② 使い捨てSLV計画に関して、商業上、経済上の秘密性の原則と一致するように、
・SLV政策及び地上(実験)発射場の概要に関する発表を毎年行うこと。
・以下の③で言及される事前通報の仕組みに従って宣言されたように、前年に発射されたSLVの数及び一般な種類の名称に関する情報を毎年提供すること。
・(立ち入りが許容される程度の決定を含めて)自発的に、地上(実験)発射場への国際的な監視団員の招待を検討すること。
③弾道ミサイル及びSLV計画に関して、
・弾道ミサイル及びSLVの発射及び飛翔実験に関する事前通報を相互に行うこと。

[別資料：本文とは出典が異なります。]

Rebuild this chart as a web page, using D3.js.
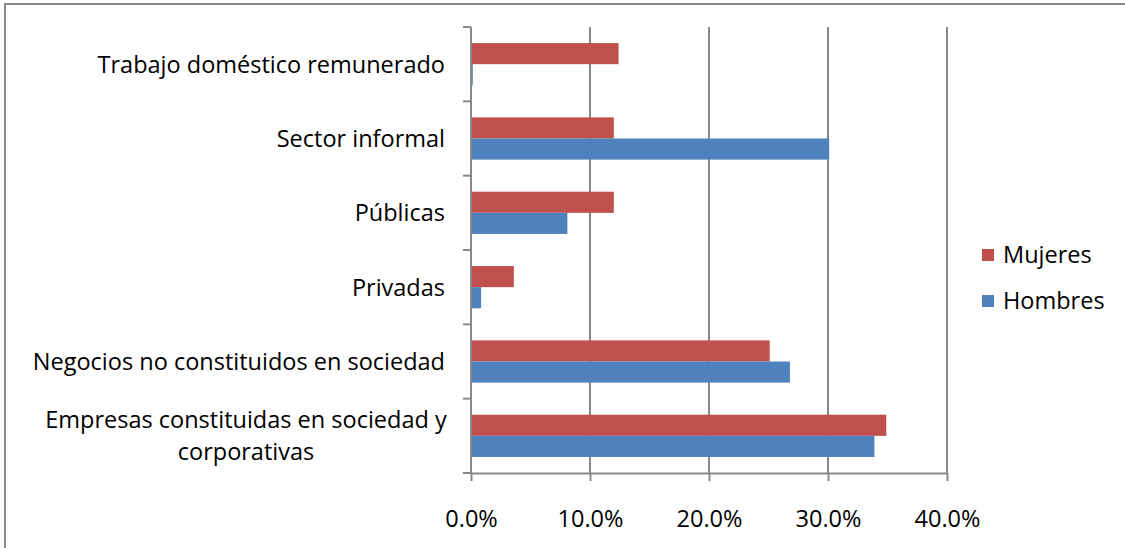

こうした通報には、弾道ミサイル又はSLVの一般的な種類の名称、計画された発射通報を知る手段、発射区域及び計画された方向といった情報が含まれるべきである。
b)参加国は、適切なことだけれども、自発的に、前記の透明性措置に加えて二国間又は地域的な透明性措置をつくることができる。
c)前記の諸々の信頼醸成措置の実施は、これらの措置が適用される計画の正当化に資するものではない。
5.組織的側面
参加国は下記のものを行う決意である。
a)毎年あるいは参加国の合意に従い、定期会合を開催する。
b)出席する参加国の総意によって、実質面及び手続き面の全ての決定を行う。
c)これらの会合を、以下のような方法などを通じて「国際行動規範」の運用を定義し、再検討し、さらに練り上げるために利用する。
・「国際行動規範」の枠組みの中で、通報その他の情報の交換に関する手続きを確立すること。
・各国の発表から生じる問題、並びに/若しくは、弾道ミサイル及び/又はSLV計画から生じる問題の自発的解決のための適切な仕組みを確立すること。
・信頼醸成措置に関する提出物を収集、配布し、新たな参加国の署名を受領、発表し、参加国が合意した他の任務を行う、当面の中心的連絡国として、参加国の1カ国を指名すること。
・考えられうる「国際行動規範」の改正を含む、参加国が合意した他の方法。